Data extract:
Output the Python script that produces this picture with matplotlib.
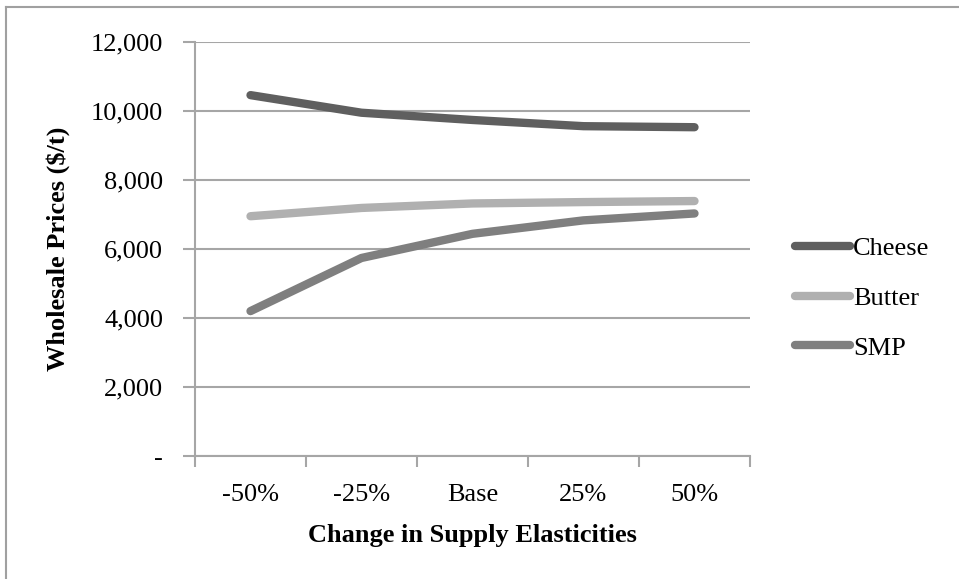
import matplotlib
matplotlib.use("Agg")
import matplotlib.pyplot as plt
from matplotlib.lines import Line2D

# wholesale prices ($/t) under each supply elasticity scenario
scenarios = ["-50%", "-25%", "Base", "25%", "50%"]
cheese = [10460, 9950, 9740, 9560, 9530]
butter = [6950, 7190, 7320, 7360, 7390]
smp = [4200, 5740, 6440, 6830, 7030]
series_names = ["Cheese", "Butter", "SMP"]
series_colors = ["#5f5f5f", "#b0b0b0", "#7f7f7f"]
y_ticks = [0, 2000, 4000, 6000, 8000, 10000, 12000]

plt.rcParams["font.family"] = ["Liberation Serif", "DejaVu Serif"]

W, H = 959, 579
fig = plt.figure(figsize=(W / 100, H / 100), dpi=100)
ax = fig.add_axes([195 / W, 1 - 456 / H, 555 / W, 414 / H])

x = list(range(len(scenarios)))
for values, name, color in zip([cheese, butter, smp], series_names, series_colors):
    ax.plot(x, values, color=color, lw=6, solid_capstyle="round",
            solid_joinstyle="round", label=name)

grid_color = "#a6a6a6"
ax.set_xlim(-0.5, len(scenarios) - 0.5)
ax.set_ylim(0, 12000)
ax.set_yticks(y_ticks)
ax.set_yticklabels(["-" if v == 0 else f"{v:,}" for v in y_ticks])
ax.yaxis.grid(True, color=grid_color, lw=1.5)
ax.set_axisbelow(True)

# category labels sit between tick marks, like a spreadsheet chart
ax.set_xticks([i - 0.5 for i in range(len(scenarios) + 1)])
ax.set_xticklabels([])
ax.set_xticks(x, minor=True)
ax.set_xticklabels(scenarios, minor=True)
ax.tick_params(axis="x", which="major", length=8, width=1.5, color=grid_color, direction="out")
ax.tick_params(axis="x", which="minor", length=0, pad=20, labelsize=19)
ax.tick_params(axis="y", length=9, width=1.5, color=grid_color, pad=14, labelsize=19)

for side in ["top", "right"]:
    ax.spines[side].set_visible(False)
for side in ["left", "bottom"]:
    ax.spines[side].set_color(grid_color)
    ax.spines[side].set_linewidth(1.5)

ax.set_ylabel("Wholesale Prices ($/t)", fontsize=19, fontweight="bold", labelpad=15)
ax.set_xlabel("Change in Supply Elasticities", fontsize=19, fontweight="bold", labelpad=13)

leg = fig.legend(*ax.get_legend_handles_labels(), loc="center left",
                 bbox_to_anchor=(795 / W, 1 - 298 / H), frameon=False,
                 fontsize=19, handlelength=2.1, handletextpad=0.1, labelspacing=1.0,
                 borderaxespad=0, borderpad=0)
for line in leg.get_lines():
    line.set_solid_capstyle("round")
    line.set_linewidth(6)

# thin frame along the top and left edges of the figure
fig.add_artist(Line2D([6 / W, 6 / W], [0, 1 - 7 / H], transform=fig.transFigure,
                      color="#a0a0a0", lw=1.5))
fig.add_artist(Line2D([6 / W, 1], [1 - 7 / H, 1 - 7 / H], transform=fig.transFigure,
                      color="#a0a0a0", lw=1.5))

fig.savefig("out.png", dpi=100, facecolor="white")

Problem details: Leave out the pictures and restate everything else word for word.

Exercise answer:
Output the Python script that produces this picture with matplotlib.
import matplotlib
matplotlib.use("Agg")
import matplotlib.pyplot as plt
from matplotlib.lines import Line2D

# wholesale prices ($/t) under each supply elasticity scenario
scenarios = ["-50%", "-25%", "Base", "25%", "50%"]
cheese = [10460, 9950, 9740, 9560, 9530]
butter = [6950, 7190, 7320, 7360, 7390]
smp = [4200, 5740, 6440, 6830, 7030]
series_names = ["Cheese", "Butter", "SMP"]
series_colors = ["#5f5f5f", "#b0b0b0", "#7f7f7f"]
y_ticks = [0, 2000, 4000, 6000, 8000, 10000, 12000]

plt.rcParams["font.family"] = ["Liberation Serif", "DejaVu Serif"]

W, H = 959, 579
fig = plt.figure(figsize=(W / 100, H / 100), dpi=100)
ax = fig.add_axes([195 / W, 1 - 456 / H, 555 / W, 414 / H])

x = list(range(len(scenarios)))
for values, name, color in zip([cheese, butter, smp], series_names, series_colors):
    ax.plot(x, values, color=color, lw=6, solid_capstyle="round",
            solid_joinstyle="round", label=name)

grid_color = "#a6a6a6"
ax.set_xlim(-0.5, len(scenarios) - 0.5)
ax.set_ylim(0, 12000)
ax.set_yticks(y_ticks)
ax.set_yticklabels(["-" if v == 0 else f"{v:,}" for v in y_ticks])
ax.yaxis.grid(True, color=grid_color, lw=1.5)
ax.set_axisbelow(True)

# category labels sit between tick marks, like a spreadsheet chart
ax.set_xticks([i - 0.5 for i in range(len(scenarios) + 1)])
ax.set_xticklabels([])
ax.set_xticks(x, minor=True)
ax.set_xticklabels(scenarios, minor=True)
ax.tick_params(axis="x", which="major", length=8, width=1.5, color=grid_color, direction="out")
ax.tick_params(axis="x", which="minor", length=0, pad=20, labelsize=19)
ax.tick_params(axis="y", length=9, width=1.5, color=grid_color, pad=14, labelsize=19)

for side in ["top", "right"]:
    ax.spines[side].set_visible(False)
for side in ["left", "bottom"]:
    ax.spines[side].set_color(grid_color)
    ax.spines[side].set_linewidth(1.5)

ax.set_ylabel("Wholesale Prices ($/t)", fontsize=19, fontweight="bold", labelpad=15)
ax.set_xlabel("Change in Supply Elasticities", fontsize=19, fontweight="bold", labelpad=13)

leg = fig.legend(*ax.get_legend_handles_labels(), loc="center left",
                 bbox_to_anchor=(795 / W, 1 - 298 / H), frameon=False,
                 fontsize=19, handlelength=2.1, handletextpad=0.1, labelspacing=1.0,
                 borderaxespad=0, borderpad=0)
for line in leg.get_lines():
    line.set_solid_capstyle("round")
    line.set_linewidth(6)

# thin frame along the top and left edges of the figure
fig.add_artist(Line2D([6 / W, 6 / W], [0, 1 - 7 / H], transform=fig.transFigure,
                      color="#a0a0a0", lw=1.5))
fig.add_artist(Line2D([6 / W, 1], [1 - 7 / H, 1 - 7 / H], transform=fig.transFigure,
                      color="#a0a0a0", lw=1.5))

fig.savefig("out.png", dpi=100, facecolor="white")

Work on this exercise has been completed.